Lorsque Chasdaï Crezkas formulait une telle pensée, elle était, selon Joël, entièrement nouvelle dans la Synagogue ; elle ne l’était assurément pas dans la Scolastique chrétienne ; sous quelle forme Scotistes et Nominalistes l’avaient déjà enseignée, nous le dirons avec détail lorsque nous étudierons la Physique parisienne au xive siècle ; nous nous contenterons, pour le moment, de l’indiquer très brièvement.

Au voisinage de l’an 1320, l’un des plus illustres disciples de Buns Scot, le véritable créateur de ce qu’on a mal nommé le Scotisme, François de Meyronnes enseigne[2] « que le lieu est formellement le rapport qu’a tout corps logé avec le premier Moteur immobile ; à ce Moteur, nous attribuons deux prédicats, savoir qu’il est partout et qu’il est toujours ; ce n’est pas l’effet d’un rapport qu’il aurait soit avec le lieu, soit avec le temps, mais c’est parce que, à l’égard du premier Être, toute créature a un certain rapport de présence (respectus præsentialitatis) et un autre rapport de présence qui s’établit d’une manière successive (secundum periodum). » Et François conclut en disant : « C’est donc ce premier Moteur qui est le terme du mouvement local. » Dieu est le lieu immobile par rapport auquel se doivent apprécier tout mouvement et tout repos.

  1. Chasdaï Chezkas, Or Adonaï, Premier traité, seconde partie, chap. I, — M. Joël Op. laud., pp. 24-25.

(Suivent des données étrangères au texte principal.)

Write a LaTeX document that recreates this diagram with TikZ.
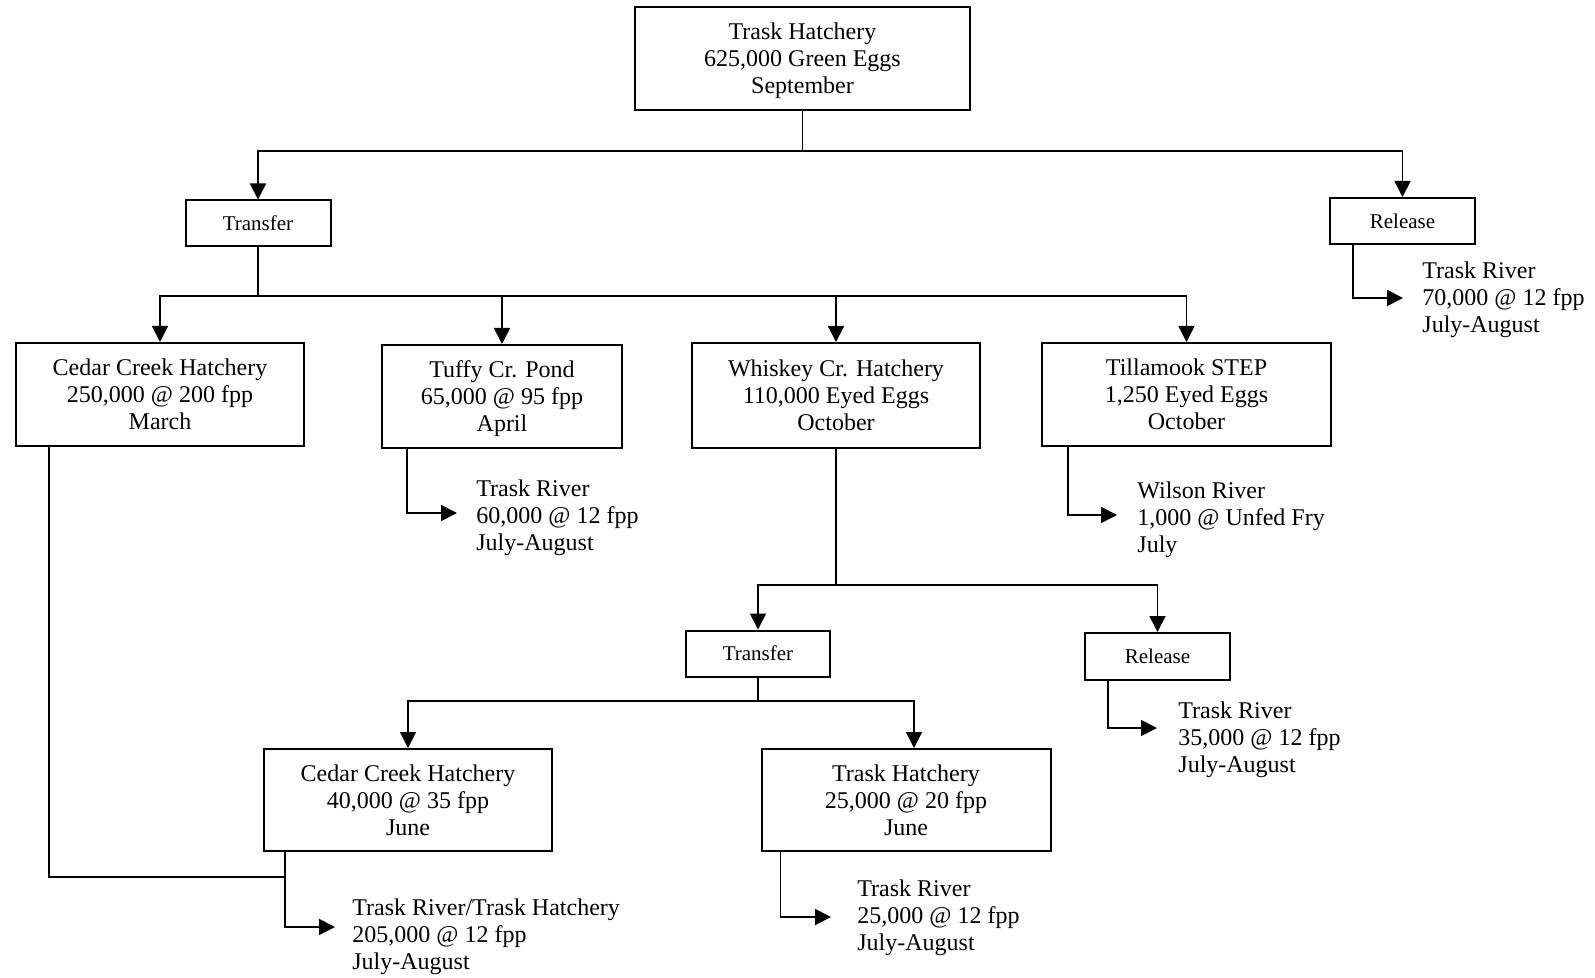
\documentclass[tikz,border=0pt]{standalone}
\usepackage{fontspec}
\setmainfont{Liberation Serif}
\usetikzlibrary{arrows.meta}

\begin{document}
\begin{tikzpicture}[x=0.5pt, y=-0.5pt,
	sitebox/.style={rectangle, draw=black, line width=1pt, align=center, inner sep=0pt, text depth=0pt, minimum width=144pt, minimum height=51.5pt, font=\fontsize{12}{13.5}\selectfont},
	actbox/.style={rectangle, draw=black, line width=1pt, inner sep=0pt, text depth=0pt, minimum width=72.5pt, minimum height=23pt, font=\fontsize{10.5}{12}\selectfont},
	outtext/.style={anchor=west, align=left, inner sep=0pt, font=\fontsize{12}{13.5}\selectfont},
	link/.style={line width=0.9pt},
	arrow/.style={line width=0.9pt, -{Triangle[length=8pt, width=8pt]}}]
	\useasboundingbox (0,0) rectangle (1595,978);

	\node[sitebox, minimum width=167.5pt] (trask) at (802.5,58.5) {Trask Hatchery\\625,000 Green Eggs\\September};
	\node[actbox] (transfer1) at (258,223.5) {Transfer};
	\node[actbox] (release1) at (1402.5,221) {Release};
	\node[sitebox] (cedar1) at (160,394.5) {Cedar Creek Hatchery\\250,000 @ 200 fpp\\March};
	\node[sitebox, minimum width=120pt] (tuffy) at (502,396.5) {Tuffy Cr. Pond\\65,000 @ 95 fpp\\April};
	\node[sitebox, minimum height=52.5pt] (whiskey) at (836,395.5) {Whiskey Cr. Hatchery\\110,000 Eyed Eggs\\October};
	\node[sitebox, minimum width=144.5pt] (tillamook) at (1186.5,394.5) {Tillamook STEP\\1,250 Eyed Eggs\\October};
	\node[actbox, minimum width=72pt] (transfer2) at (758,653.5) {Transfer};
	\node[actbox, minimum height=23.5pt] (release2) at (1157.5,656.5) {Release};
	\node[sitebox, minimum height=51pt] (cedar2) at (408,800) {Cedar Creek Hatchery\\40,000 @ 35 fpp\\June};
	\node[sitebox, minimum width=144.5pt, minimum height=51pt] (traskhatch) at (906,800) {Trask Hatchery\\25,000 @ 20 fpp\\June};

	\node[outtext] (rel1out) at (1422,300) {Trask River\\70,000 @ 12 fpp\\July-August};
	\node[outtext] (tuffyout) at (476,518) {Trask River\\60,000 @ 12 fpp\\July-August};
	\node[outtext] (tillout) at (1137,520) {Wilson River\\1,000 @ Unfed Fry\\July};
	\node[outtext] (rel2out) at (1178,740) {Trask River\\35,000 @ 12 fpp\\July-August};
	\node[outtext] (cedarout) at (352,937) {Trask River/Trask Hatchery\\205,000 @ 12 fpp\\July-August};
	\node[outtext] (traskout) at (857,918) {Trask River\\25,000 @ 12 fpp\\July-August};

	% junctions and arrow ends
	\coordinate (split1) at (802.5,151);
	\coordinate (split2) at (258,296);
	\coordinate (split3) at (836,585);
	\coordinate (split4) at (758,701);
	\coordinate (merge) at (286,877);
	\coordinate (rel1end) at (1403,298);
	\coordinate (tuffyend) at (457,513);
	\coordinate (tillend) at (1117,515);
	\coordinate (rel2end) at (1157,728);
	\coordinate (cedarend) at (335,927);
	\coordinate (traskend) at (831,917);

	\draw[link] (trask) -- (split1);
	\draw[arrow] (split1) -| (transfer1.north);
	\draw[arrow] (split1) -| (release1.north);
	\draw[link] (transfer1) -- (split2);
	\draw[arrow] (split2) -| (cedar1.north);
	\draw[arrow] (split2) -| (tuffy.north);
	\draw[arrow] (split2) -| (whiskey.north);
	\draw[arrow] (split2) -| (tillamook.north);
	\draw[link] (whiskey) -- (split3);
	\draw[arrow] (split3) -| (transfer2.north);
	\draw[arrow] (split3) -| (release2.north);
	\draw[link] (transfer2) -- (split4);
	\draw[arrow] (split4) -| (cedar2.north);
	\draw[arrow] (split4) -| ([xshift=4pt]traskhatch.north);

	\draw[arrow] ([xshift=12pt]release1.south west) |- (rel1end);
	\draw[arrow] ([xshift=13pt]tuffy.south west) |- (tuffyend);
	\draw[arrow] ([xshift=13.5pt]tillamook.south west) |- (tillend);
	\draw[arrow] ([xshift=12pt]release2.south west) |- (rel2end);
	\draw[link] ([xshift=17pt]cedar1.south west) |- (merge);
	\draw[arrow] ([xshift=11pt]cedar2.south west) |- (cedarend);
	\draw[arrow] ([xshift=10pt]traskhatch.south west) |- (traskend);
\end{tikzpicture}
\end{document}
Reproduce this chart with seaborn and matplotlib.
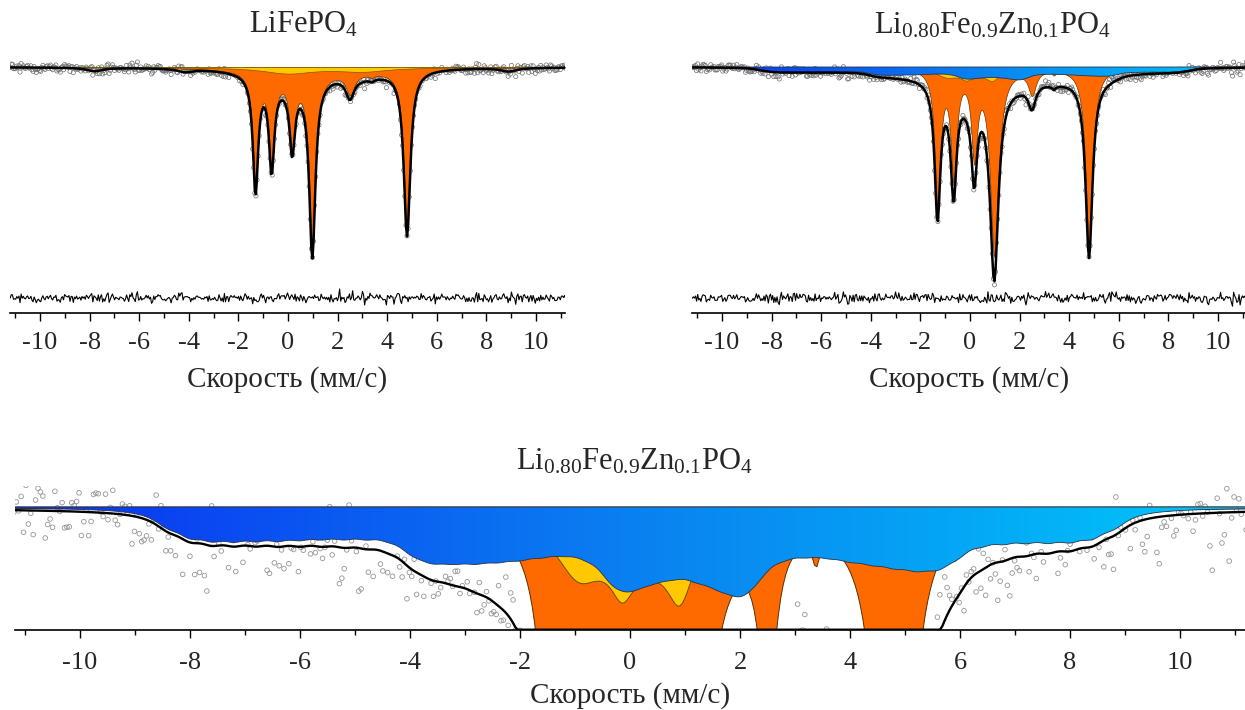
import numpy as np
import pandas as pd
import matplotlib
matplotlib.use("Agg")
import matplotlib.pyplot as plt
import seaborn as sns
from matplotlib.colors import LinearSegmentedColormap
from matplotlib.patches import PathPatch

# ------------------------------------------------------------------ data
velocity_ticks = [-10, -8, -6, -4, -2, 0, 2, 4, 6, 8, 10]
tick_labels = ["-10", "-8", "-6", "-4", "-2", "0", "2", "4", "6", "8", "10"]
minor_ticks = [-11, -9, -7, -5, -3, -1, 1, 3, 5, 7, 9, 11]
n_channels = 512
vel_range = (-11.2, 11.2)

# sharp Fe2+ lines (orange component), mm/s
orange_pos = [-1.31, -0.66, 0.17, 0.98, 2.50, 3.38, 4.80]

# LiFePO4 (% absorption, FWHM in mm/s)
lfp_orange_depth = [11.6, 8.9, 6.6, 17.6, 2.06, 0.25, 16.5]
lfp_orange_fwhm = [0.26, 0.26, 0.26, 0.30, 0.40, 0.20, 0.32]
lfp_broad_pos = [0.2, 3.3]
lfp_broad_depth = [0.9, 0.3]
lfp_broad_fwhm = [3.0, 2.6]
lfp_yellow_pos = [0.0, 3.0]
lfp_yellow_depth = [0.60, 0.40]
lfp_yellow_fwhm = [2.5, 2.5]
lfp_wing_pos = [-7.8, -4.15, 8.9]
lfp_wing_depth = [0.35, 0.30, 0.35]
lfp_wing_fwhm = [0.8, 0.7, 0.8]

# Li0.80Fe0.9Zn0.1PO4
lzf_orange_depth = [13.4, 10.6, 8.4, 18.6, 2.45, 0.35, 17.9]
lzf_orange_fwhm = [0.28, 0.28, 0.28, 0.40, 0.36, 0.15, 0.34]
lzf_yellow_pos = [0.3, -0.95, -0.15, 0.9]
lzf_yellow_depth = [0.72, 0.65, 0.5, 0.75]
lzf_yellow_fwhm = [2.5, 1.0, 0.5, 0.55]
lzf_extra_pos = [3.4]
lzf_extra_depth = [0.6]
lzf_extra_fwhm = [1.7]
# magnetic (blue) component: hyperfine splitting distribution
lzf_hf_split = [8.6, 8.2, 7.8, 7.4, 7.0, 6.6, 6.2, 5.8, 5.4, 5.0, 4.6,
                4.2, 3.8, 3.4, 3.0, 2.6, 2.2, 1.8, 1.4, 1.0, 0.6, 0.2]
lzf_hf_weight = [0.12, 0.19, 0.19, 0.18, 0.17, 0.17, 0.16, 0.15, 0.15, 0.14, 0.12,
                 0.11, 0.10, 0.09, 0.10, 0.10, 0.10, 0.10, 0.09, 0.09, 0.08, 0.06]
hf_step = 0.4
sextet_ratio = [3, 2, 1.0, 1.0, 2, 3]
sextet_factor = [-1.0, -0.579, -0.158, 0.158, 0.579, 1.0]
sextet_shift = [0.2, 0.95, 0.95, 0.95, 0.95, 0.2]
blue_fwhm = 0.62

noise_sigma = 0.25
residual_level = 76.9


def lorentz(x, pos, depth, fwhm):
    out = np.zeros_like(x)
    for p, d, w in zip(pos, depth, fwhm):
        out += d / (1.0 + ((x - p) / (w / 2.0)) ** 2)
    return out


def hf_distribution(x, splits, weights):
    out = np.zeros_like(x)
    for h, f in zip(splits, weights):
        for r, k, c in zip(sextet_ratio, sextet_factor, sextet_shift):
            area = f * hf_step * r
            depth = 2 * area / (np.pi * blue_fwhm)
            out += depth / (1.0 + ((x - (c + k * h)) / (blue_fwhm / 2.0)) ** 2)
    return out


v = np.linspace(vel_range[0], vel_range[1], n_channels)
rng = np.random.default_rng(11)

lfp_orange = lorentz(v, orange_pos, lfp_orange_depth, lfp_orange_fwhm) + \
    lorentz(v, lfp_broad_pos, lfp_broad_depth, lfp_broad_fwhm)
lfp_yellow = lorentz(v, lfp_yellow_pos, lfp_yellow_depth, lfp_yellow_fwhm)
lfp_wing = lorentz(v, lfp_wing_pos, lfp_wing_depth, lfp_wing_fwhm)
lfp_total = lfp_orange + lfp_yellow + lfp_wing
lfp_noise = rng.normal(0, noise_sigma, n_channels)

lzf_orange = lorentz(v, orange_pos, lzf_orange_depth, lzf_orange_fwhm)
lzf_yellow = lorentz(v, lzf_yellow_pos, lzf_yellow_depth, lzf_yellow_fwhm)
lzf_blue = hf_distribution(v, lzf_hf_split, lzf_hf_weight)
lzf_extra = lorentz(v, lzf_extra_pos, lzf_extra_depth, lzf_extra_fwhm)
lzf_total = lzf_orange + lzf_yellow + lzf_blue + lzf_extra
lzf_noise = rng.normal(0, noise_sigma, n_channels)

lfp = pd.DataFrame({"v": v, "fit": 100 - lfp_total, "data": 100 - lfp_total + lfp_noise,
                    "orange": 100 - lfp_orange, "yellow": 100 - lfp_yellow,
                    "resid": residual_level + lfp_noise})
lzf = pd.DataFrame({"v": v, "fit": 100 - lzf_total, "data": 100 - lzf_total + lzf_noise,
                    "orange": 100 - lzf_orange, "yellow": 100 - lzf_yellow,
                    "blue": 100 - lzf_blue, "resid": residual_level + lzf_noise})

# ------------------------------------------------------------------ style
sns.set_theme(style="ticks")
plt.rcParams["font.family"] = ["Liberation Serif", "DejaVu Serif"]
plt.rcParams["mathtext.fontset"] = "custom"
plt.rcParams["mathtext.rm"] = "Liberation Serif"
plt.rcParams["mathtext.it"] = "Liberation Serif:italic"

ORANGE = "#ff6a00"
YELLOW = "#ffc800"
blue_cmap = LinearSegmentedColormap.from_list("bl", ["#0a30f2", "#0a80f0", "#00c8fa"])

W, H = 1245, 710
fig = plt.figure(figsize=(W / 100, H / 100), dpi=100)


def px_axes(left, right, top, bottom):
    return fig.add_axes([left / W, (H - bottom) / H, (right - left) / W, (bottom - top) / H])


def style_axis(ax, xlim, ylim, labelsize, xlabelsize, pad, labelpad):
    ax.set_xlim(*xlim)
    ax.set_ylim(*ylim)
    for s in ["left", "right", "top"]:
        ax.spines[s].set_visible(False)
    ax.spines["bottom"].set_linewidth(1.2)
    ax.spines["bottom"].set_color("black")
    ax.set_yticks([])
    ax.set_xticks(velocity_ticks)
    ax.set_xticklabels(tick_labels)
    ax.set_xticks(minor_ticks, minor=True)
    ax.tick_params(axis="x", which="major", length=6, width=1.0, color="black",
                   labelsize=labelsize, pad=pad, direction="out")
    ax.tick_params(axis="x", which="minor", length=3.8, width=1.0, color="black", direction="out")
    ax.set_xlabel("Скорость (мм/с)", fontsize=xlabelsize, labelpad=labelpad)
    ax.set_ylabel("")
    ax.patch.set_alpha(0)


def gradient_fill(ax, x, y_top, y_bot, xlim, ylim, z):
    poly = ax.fill_between(x, y_top, y_bot, facecolor="none", edgecolor="#26324a",
                           linewidth=0.6, zorder=z + 0.1)
    grad = np.linspace(0, 1, 256).reshape(1, -1)
    img = ax.imshow(grad, extent=[xlim[0], xlim[1], ylim[0], ylim[1]], aspect="auto",
                    cmap=blue_cmap, zorder=z, origin="lower")
    patch = PathPatch(poly.get_paths()[0], transform=ax.transData, facecolor="none", edgecolor="none")
    img.set_clip_path(patch)


def scatter(ax, df, s, ec, lw, z):
    sns.scatterplot(data=df, x="v", y="data", ax=ax, marker="o", s=s, legend=False,
                    linewidth=lw, zorder=z)
    coll = ax.collections[-1]
    coll.set_facecolor("none")
    coll.set_edgecolor(ec)


# ---------------- top-left : LiFePO4
xlim_top = (-11.21, 11.17)
ylim_top = (75.4, 102.0)
ax1 = px_axes(10, 565, 47, 313)
scatter(ax1, lfp, 9, "#6e6e6e", 0.5, 1)
ax1.fill_between(v, 100, lfp["orange"], color=ORANGE, edgecolor="#6b3300", linewidth=0.5, zorder=2)
ax1.fill_between(v, 100, lfp["yellow"], color=YELLOW, edgecolor="#7a5a00", linewidth=0.5, zorder=3)
sns.lineplot(data=lfp, x="v", y="fit", ax=ax1, color="black", lw=1.8, sort=False, estimator=None, zorder=6)
sns.lineplot(data=lfp, x="v", y="resid", ax=ax1, color="black", lw=0.8, sort=False, estimator=None, zorder=6)
style_axis(ax1, xlim_top, ylim_top, 19, 21, 7.5, 9)

# ---------------- top-right : Li0.80Fe0.9Zn0.1PO4
ax2 = px_axes(692, 1247, 47, 313)
scatter(ax2, lzf, 9, "#6e6e6e", 0.5, 1)
ax2.fill_between(v, 100, lzf["orange"], color=ORANGE, edgecolor="#6b3300", linewidth=0.5, zorder=2)
ax2.fill_between(v, 100, lzf["yellow"], color=YELLOW, edgecolor="#7a5a00", linewidth=0.5, zorder=3)
gradient_fill(ax2, v, 100, lzf["blue"], xlim_top, ylim_top, 4)
sns.lineplot(data=lzf, x="v", y="fit", ax=ax2, color="black", lw=1.8, sort=False, estimator=None, zorder=6)
sns.lineplot(data=lzf, x="v", y="resid", ax=ax2, color="black", lw=0.8, sort=False, estimator=None, zorder=6)
style_axis(ax2, xlim_top, ylim_top, 19, 21, 7.5, 9)

# ---------------- bottom : zoomed Li0.80Fe0.9Zn0.1PO4
xlim_b = (-11.18, 11.18)
ylim_b = (100 - 1.757, 100.30)
ax3 = px_axes(15, 1245, 486, 630)
scatter(ax3, lzf, 11, "#959595", 0.6, 1)
ax3.fill_between(v, 100, lzf["orange"], color=ORANGE, edgecolor="#5a2c00", linewidth=0.7, zorder=2)
ax3.fill_between(v, 100, lzf["yellow"], color=YELLOW, edgecolor="#6b4f00", linewidth=0.7, zorder=3)
gradient_fill(ax3, v, 100, lzf["blue"], xlim_b, ylim_b, 4)
lzf_clip = lzf.assign(fit=np.maximum(lzf["fit"], ylim_b[0] + 0.004))
sns.lineplot(data=lzf_clip, x="v", y="fit", ax=ax3, color="black", lw=1.7, sort=False, estimator=None, zorder=6)
style_axis(ax3, xlim_b, ylim_b, 19, 21, 9.5, 6.5)

# ---------------- titles
fig.text(304 / W, 1 - 25 / H, r"LiFePO$_4$", ha="center", va="center", fontsize=22)
fig.text(992 / W, 1 - 26 / H, r"Li$_{0.80}$Fe$_{0.9}$Zn$_{0.1}$PO$_4$", ha="center", va="center", fontsize=22)
fig.text(634 / W, 1 - 462 / H, r"Li$_{0.80}$Fe$_{0.9}$Zn$_{0.1}$PO$_4$", ha="center", va="center", fontsize=22)

fig.savefig("out.png", dpi=100, facecolor="white")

  2. Francisci de Mayronis Scripta in quatuor libros Sententiarum ; lib, II, dist. XIV, quæst. IX (Dans l’édition donnée à Venise, en 1520, des Francisci de Mayronis Opera, où cette question occupe le fol. 151, col. d, et le fol. 152, col. a, on a oublié de la numéroter, en sorte qu’on a numéroté IX la question X).